In the dual role of Michael Dorsey/Dorothy Michaels, Drew Becker brings the right comedic style to the musical, which, in turn, prompts hilarious laughter in all the right places. He has such great fun in the role, it's easy to get swept up in the Michael/Dorothy story and everything it has to offer. Ashley Alexandra, who plays Julie, the romantic leady lady of the new Broadway musical "Juliet's Curse" and the love interest of Michael/Dorothy, is a standout both vocally and acting wise.  As Sandy, Michael's angst-ridden, girlish friend who can't seem to get an acting gig, Payton Reilly's neurotic persona and line delivery is right on point as is her splendid delivery of "What's Gonna Happen," a hilariously written and replayed patter song that paints her obvious neuroses in full-fledged, giggly, manic mania.

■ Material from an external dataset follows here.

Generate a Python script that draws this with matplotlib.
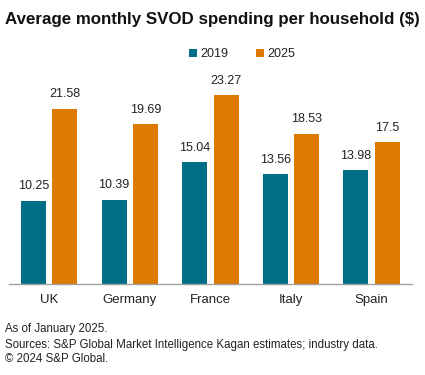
from matplotlib import pyplot as plt
import numpy as np

# data
countries = ['UK', 'Germany', 'France', 'Italy', 'Spain']
spend_2019 = [10.25, 10.39, 15.04, 13.56, 13.98]
spend_2025 = [21.58, 19.69, 23.27, 18.53, 17.5]
labels_2019 = ['10.25', '10.39', '15.04', '13.56', '13.98']
labels_2025 = ['21.58', '19.69', '23.27', '18.53', '17.5']

teal = '#006E87'
orange = '#DD7B00'
txt = '#222222'

plt.rcParams['font.family'] = ['Liberation Sans', 'DejaVu Sans']

fig = plt.figure(figsize=(4.25, 3.75), dpi=100)
ax = fig.add_axes([0.021, 0.2427, 0.948, 0.5573])

x = np.arange(len(countries))
w = 0.31
off = 0.195
b1 = ax.bar(x - off, spend_2019, w, color=teal, label='2019')
b2 = ax.bar(x + off, spend_2025, w, color=orange, label='2025')

# value labels above each bar
for bars, labs in ((b1, labels_2019), (b2, labels_2025)):
    for b, lab in zip(bars, labs):
        ax.annotate(lab, (b.get_x() + b.get_width() / 2, b.get_height()),
                    xytext=(0, 6), textcoords='offset points',
                    ha='center', va='bottom', fontsize=9, color=txt)

ax.set_xlim(-0.5, len(countries) - 0.5)
ax.set_ylim(0, 25.74)
ax.set_xticks(x)
ax.set_xticklabels(countries, fontsize=9.5, color=txt)
ax.tick_params(axis='x', length=0, pad=7)
ax.set_yticks([])
for s in ['top', 'right', 'left']:
    ax.spines[s].set_visible(False)
ax.spines['bottom'].set_color('#A0A0A0')
ax.spines['bottom'].set_linewidth(1)

fig.text(0.5, 0.947, 'Average monthly SVOD spending per household ($)',
         ha='center', va='center', fontsize=12.2, fontweight='bold', color='#111111')

fig.legend(loc='center', bbox_to_anchor=(0.57, 0.856), ncol=2, frameon=False,
           fontsize=9, handlelength=0.6, handleheight=0.6, handletextpad=0.3,
           columnspacing=2.2, labelcolor=txt)

fig.text(0.012, 0.122, 'As of January 2025.', fontsize=8.3, color=txt, va='center')
fig.text(0.012, 0.079, 'Sources: S&P Global Market Intelligence Kagan estimates; industry data.',
         fontsize=8.3, color=txt, va='center')
fig.text(0.012, 0.044, '\u00a9 2024 S&P Global.', fontsize=8.3, color=txt, va='center')

fig.savefig('out.png', dpi=100)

Max Van Horn, a young, handsome, dumber-than-dumb reality star with a hot body he continually shows off by dropping his shirt multiple times, Matthew Rella not only stops the show with "This Thing," a full-on, big comic number, but comes to "Tootsie" with a natural, raw energy that makes his studly character stand out every time he's on stage. As Michael's roommate Jeff Slater, Jared David Michael Grant hams it up with perfectly synched deadpan delivery and shading that's well worth watching and cheering.